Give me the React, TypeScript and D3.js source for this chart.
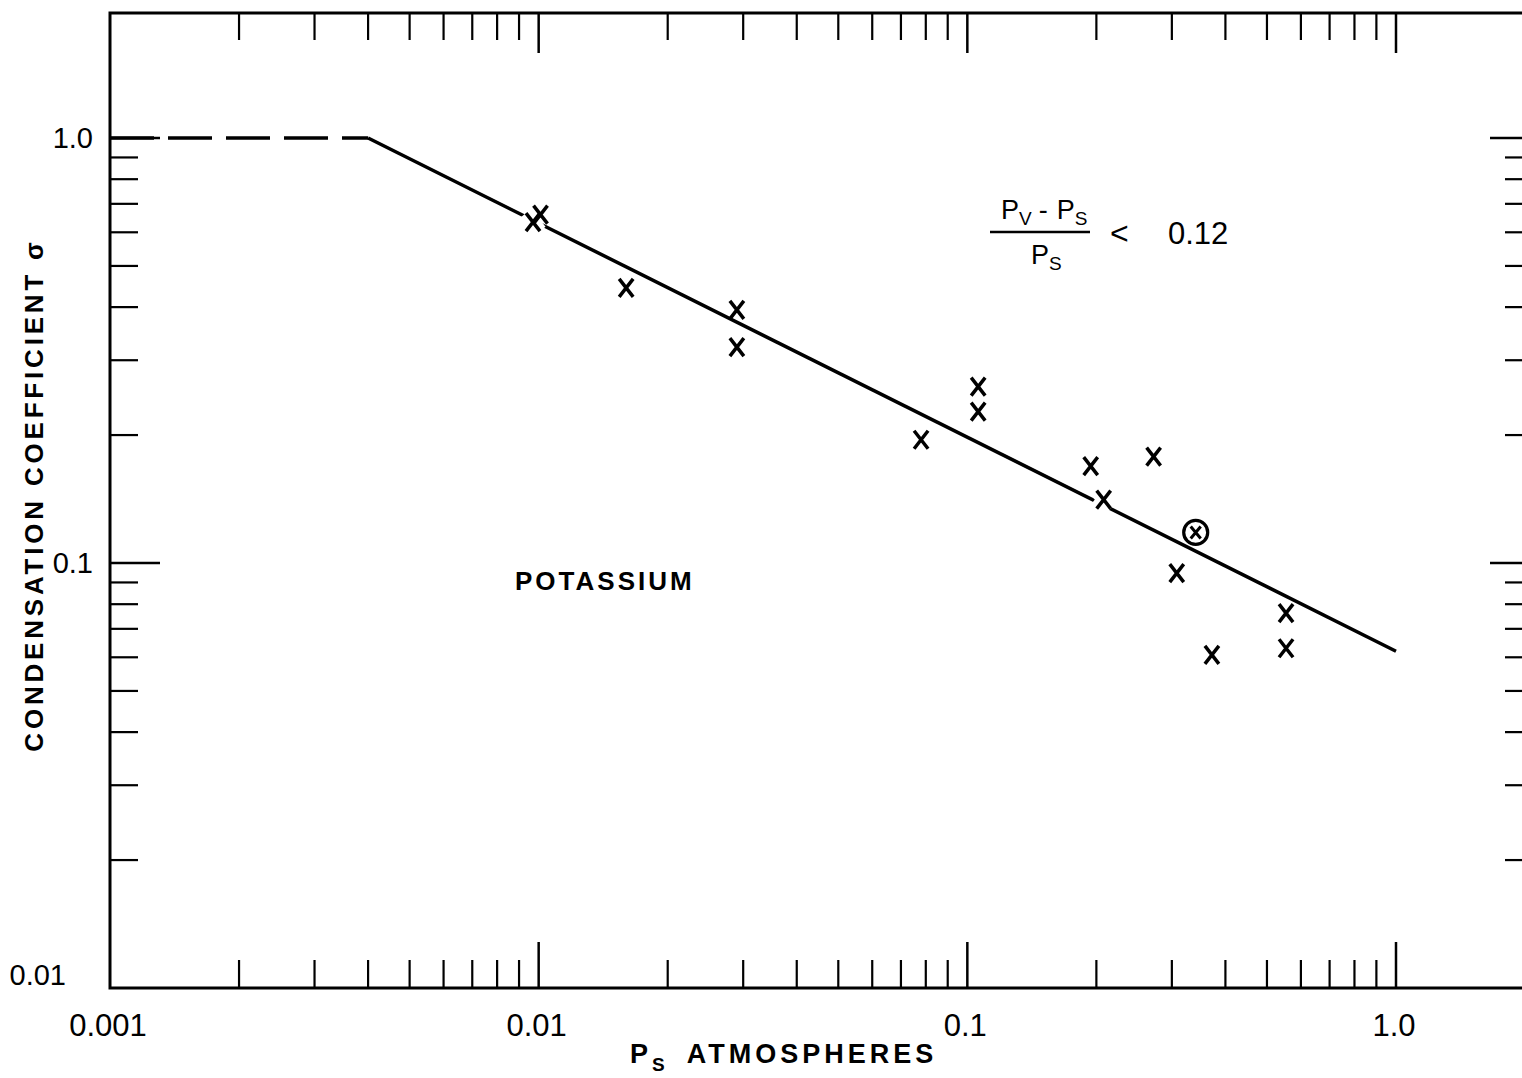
import React from 'react';
import { scaleLog, line } from 'd3';

// measured points (P_s in atm, condensation coefficient)
const pressure = [0.0097, 0.0101, 0.016, 0.029, 0.029, 0.078, 0.106, 0.106, 0.194, 0.208, 0.272, 0.308, 0.372, 0.554, 0.554];
const sigma = [0.634, 0.66, 0.444, 0.394, 0.322, 0.195, 0.26, 0.227, 0.169, 0.141, 0.178, 0.0947, 0.0608, 0.0762, 0.063];

// circled point
const circledPressure = [0.341];
const circledSigma = [0.118];

// correlation line: dashed part then solid part
const dashedP = [0.001, 0.004];
const dashedSigma = [1.0, 1.0];
const solidP = [0.004, 1.0];
const solidSigma = [1.0, 0.062];

const xMajor = [0.001, 0.01, 0.1, 1.0];
const xMajorLabels = ['0.001', '0.01', '0.1', '1.0'];
const yMajor = [0.01, 0.1, 1.0];
const yMajorLabels = ['0.01', '0.1', '1.0'];
const minorSteps = [2, 3, 4, 5, 6, 7, 8, 9];

const W = 1522;
const H = 1078;
const left = 110;
const top = 13;
const bottom = 988;
const right = 1522;

const font = '"Liberation Sans", "DejaVu Sans", sans-serif';

const x = scaleLog().domain([0.001, 1]).range([110, 1396]);
const y = scaleLog().domain([0.01, 1]).range([988, 138]);

const App: React.FC = () => {
  const xMinor: number[] = [];
  [0.001, 0.01, 0.1].forEach(d => minorSteps.forEach(m => xMinor.push(d * m)));
  const yMinor: number[] = [];
  [0.01, 0.1].forEach(d => minorSteps.forEach(m => yMinor.push(d * m)));

  const lineGen = line<[number, number]>().x(d => x(d[0])).y(d => y(d[1]));
  const dashedPath = lineGen(dashedP.map((p, i) => [p, dashedSigma[i]]));
  const solidPath = lineGen(solidP.map((p, i) => [p, solidSigma[i]]));

  // distance in pixels from a point to the solid line (for the white gap)
  const x0 = x(solidP[0]), y0 = y(solidSigma[0]), x1 = x(solidP[1]), y1 = y(solidSigma[1]);
  const distToLine = (px: number, py: number) => {
    const dx = x1 - x0, dy = y1 - y0;
    return Math.abs(dy * (px - x0) - dx * (py - y0)) / Math.sqrt(dx * dx + dy * dy);
  };

  const cross = (cx: number, cy: number, hw: number, hh: number) =>
    `M${cx - hw},${cy - hh}L${cx + hw},${cy + hh}M${cx + hw},${cy - hh}L${cx - hw},${cy + hh}`;

  const pts = pressure.map((p, i) => ({ px: x(p), py: y(sigma[i]) }));

  return (
    <svg width={W} height={H} style={{ position: 'absolute', left: 0, top: 0, background: '#fff' }}>
      <rect x={0} y={0} width={W} height={H} fill="#fff" />
      {/* frame */}
      <path d={`M${right},${top}H${left}V${bottom}H${right}`} fill="none" stroke="#000" strokeWidth={3} />

      {/* bottom + top ticks */}
      {xMinor.map((v, i) => (
        <g key={'xm' + i} stroke="#000" strokeWidth={2.2}>
          <line x1={x(v)} x2={x(v)} y1={bottom} y2={bottom - 28} />
          <line x1={x(v)} x2={x(v)} y1={top} y2={top + 27} />
        </g>
      ))}
      {xMajor.slice(1).map((v, i) => (
        <g key={'xM' + i} stroke="#000" strokeWidth={2.5}>
          <line x1={x(v)} x2={x(v)} y1={bottom} y2={bottom - 46} />
          <line x1={x(v)} x2={x(v)} y1={top} y2={top + 40} />
        </g>
      ))}

      {/* left + right ticks */}
      {yMinor.map((v, i) => (
        <g key={'ym' + i} stroke="#000" strokeWidth={2.2}>
          <line x1={left} x2={left + 28} y1={y(v)} y2={y(v)} />
          <line x1={right} x2={right - 17} y1={y(v)} y2={y(v)} />
        </g>
      ))}
      {yMajor.slice(1).map((v, i) => (
        <g key={'yM' + i} stroke="#000" strokeWidth={2.5}>
          <line x1={left} x2={left + 50} y1={y(v)} y2={y(v)} />
          <line x1={right} x2={right - 32} y1={y(v)} y2={y(v)} />
        </g>
      ))}

      {/* tick labels */}
      {xMajor.map((v, i) => (
        <text key={'xl' + i} x={x(v) - 2} y={1036} textAnchor="middle" fontFamily={font} fontSize={31}>
          {xMajorLabels[i]}
        </text>
      ))}
      {yMajor.map((v, i) => (
        <text key={'yl' + i} x={v === 0.01 ? 66 : 93} y={(v === 0.01 ? y(v) - 13 : y(v)) + 10}
          textAnchor="end" fontFamily={font} fontSize={29}>
          {yMajorLabels[i]}
        </text>
      ))}

      {/* correlation line */}
      <path d={dashedPath || ''} fill="none" stroke="#000" strokeWidth={3.5} strokeDasharray="44,14" />
      <path d={solidPath || ''} fill="none" stroke="#000" strokeWidth={3.5} />

      {/* data markers */}
      {pts.map((d, i) =>
        distToLine(d.px, d.py) < 8 ? (
          <path key={'h' + i} d={cross(d.px, d.py, 7, 9)} stroke="#fff" strokeWidth={14} />
        ) : null
      )}
      {pts.map((d, i) => (
        <path key={'p' + i} d={cross(d.px, d.py, 7, 9)} stroke="#000" strokeWidth={3.5} fill="none" />
      ))}
      {circledPressure.map((p, i) => (
        <g key={'c' + i}>
          <circle cx={x(p)} cy={y(circledSigma[i])} r={12} fill="none" stroke="#000" strokeWidth={3.2} />
          <path d={cross(x(p), y(circledSigma[i]), 5, 6)} stroke="#000" strokeWidth={3} />
        </g>
      ))}

      {/* annotations */}
      <text x={515} y={590} fontFamily={font} fontSize={26} fontWeight="bold" letterSpacing={3}>POTASSIUM</text>

      <g fontFamily={font}>
        <text x={1001} y={219} fontSize={27}>P<tspan fontSize={19} dy={6}>V</tspan><tspan dy={-6} dx={7}>-</tspan><tspan dx={9}>P</tspan><tspan fontSize={19} dy={6}>S</tspan></text>
        <line x1={990} x2={1090} y1={232} y2={232} stroke="#000" strokeWidth={2.5} />
        <text x={1031} y={264} fontSize={27}>P<tspan fontSize={19} dy={6}>S</tspan></text>
        <text x={1110} y={244} fontSize={32}>&lt;</text>
        <text x={1168} y={244} fontSize={31}>0.12</text>
      </g>

      {/* axis titles */}
      <text x={630} y={1063} fontFamily={font} fontSize={27} fontWeight="bold" letterSpacing={4}>
        P<tspan fontSize={19} dy={8}>S</tspan><tspan dy={-8} dx={18}>ATMOSPHERES</tspan>
      </text>
      <text transform="translate(43,495) rotate(-90)" textAnchor="middle" fontFamily={font} fontSize={26}
        fontWeight="bold" letterSpacing={3.8}>
        CONDENSATION  COEFFICIENT  σ
      </text>
    </svg>
  );
};

export default App;
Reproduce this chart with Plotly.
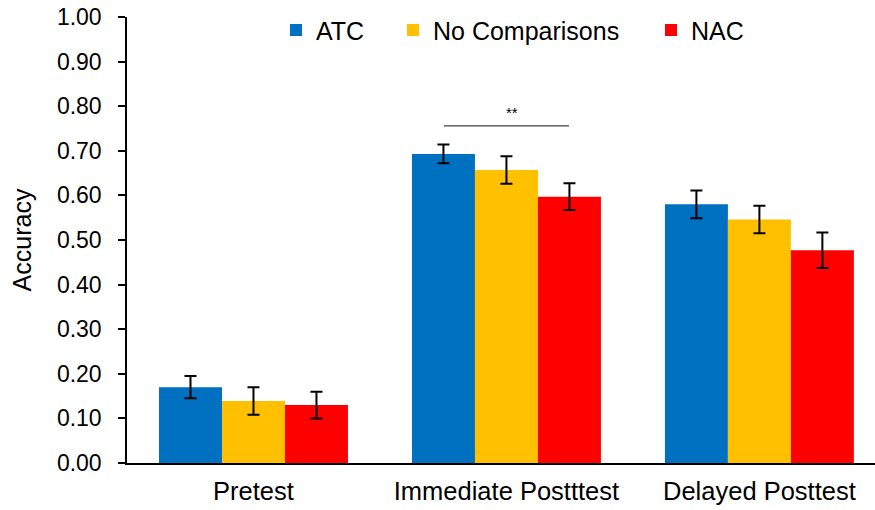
import plotly.graph_objects as go

categories = ["Pretest", "Immediate Postttest", "Delayed Posttest"]
series_names = ["ATC", "No Comparisons", "NAC"]
atc_values = [0.170, 0.693, 0.580]
nocomp_values = [0.139, 0.657, 0.546]
nac_values = [0.130, 0.597, 0.477]
atc_err = [0.025, 0.021, 0.031]
nocomp_err = [0.031, 0.031, 0.031]
nac_err = [0.030, 0.030, 0.040]
colors = ["#0070C0", "#FFC000", "#FF0000"]
y_ticks = [0.0, 0.1, 0.2, 0.3, 0.4, 0.5, 0.6, 0.7, 0.8, 0.9, 1.0]

FONT = "Liberation Sans, Arial, sans-serif"
legend_ids = ["legend", "legend2", "legend3"]
legend_x = [0.1992, 0.3556, 0.7005]

fig = go.Figure()
for name, vals, errs, col, lid in zip(series_names,
                                      [atc_values, nocomp_values, nac_values],
                                      [atc_err, nocomp_err, nac_err], colors, legend_ids):
    fig.add_trace(go.Bar(
        x=categories, y=vals, name=name, legend=lid,
        marker=dict(color=col, line=dict(width=0)),
        error_y=dict(type="data", array=errs, visible=True,
                     color="black", thickness=2, width=6),
    ))

# significance marker
fig.add_shape(type="line", xref="x", yref="y", x0=0.753, x1=1.247,
              y0=0.756, y1=0.756, line=dict(color="#404040", width=1.3))
fig.add_annotation(x=1.02, y=0.787, xref="x", yref="y", text="**",
                   showarrow=False, font=dict(family=FONT, size=15, color="black"))

leg_common = dict(orientation="h", xanchor="left", y=1.022, yanchor="top",
                  font=dict(family=FONT, size=25, color="black"),
                  bgcolor="rgba(0,0,0,0)")
fig.update_layout(
    width=875, height=510,
    margin=dict(l=127, r=0, t=17, b=47),
    paper_bgcolor="white", plot_bgcolor="white",
    barmode="group", bargap=0.253, bargroupgap=0,
    font=dict(family=FONT, size=24, color="black"),
    showlegend=True,
    legend=dict(x=legend_x[0], **leg_common),
    legend2=dict(x=legend_x[1], **leg_common),
    legend3=dict(x=legend_x[2], **leg_common),
)
fig.update_xaxes(
    type="category", range=[-0.5, 2.457],
    showline=True, linecolor="black", linewidth=2,
    ticks="outside", ticklen=4, tickcolor="rgba(0,0,0,0)",
    showgrid=False, zeroline=False,
    tickfont=dict(family=FONT, size=25.5, color="black"),
)
fig.update_yaxes(
    range=[0, 1.0], tickvals=y_ticks, tickformat=".2f",
    showline=True, linecolor="black", linewidth=1.5,
    ticks="outside", ticklen=7, tickcolor="black", tickwidth=1.5,
    ticklabelstandoff=12,
    showgrid=False, zeroline=False,
    tickfont=dict(family=FONT, size=23, color="black"),
    title=dict(text="Accuracy", font=dict(family=FONT, size=25, color="black"), standoff=18),
)

fig.write_html("out.html")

********

__Work instructions__:
From the records above, copy exactly the lines starting at the one with "Reproduce this chart with Plotly." and ending at the one with "import plotly.graph_objects as go", and no others. Pictures stay out.

__The result__:
Reproduce this chart with Plotly.
import plotly.graph_objects as go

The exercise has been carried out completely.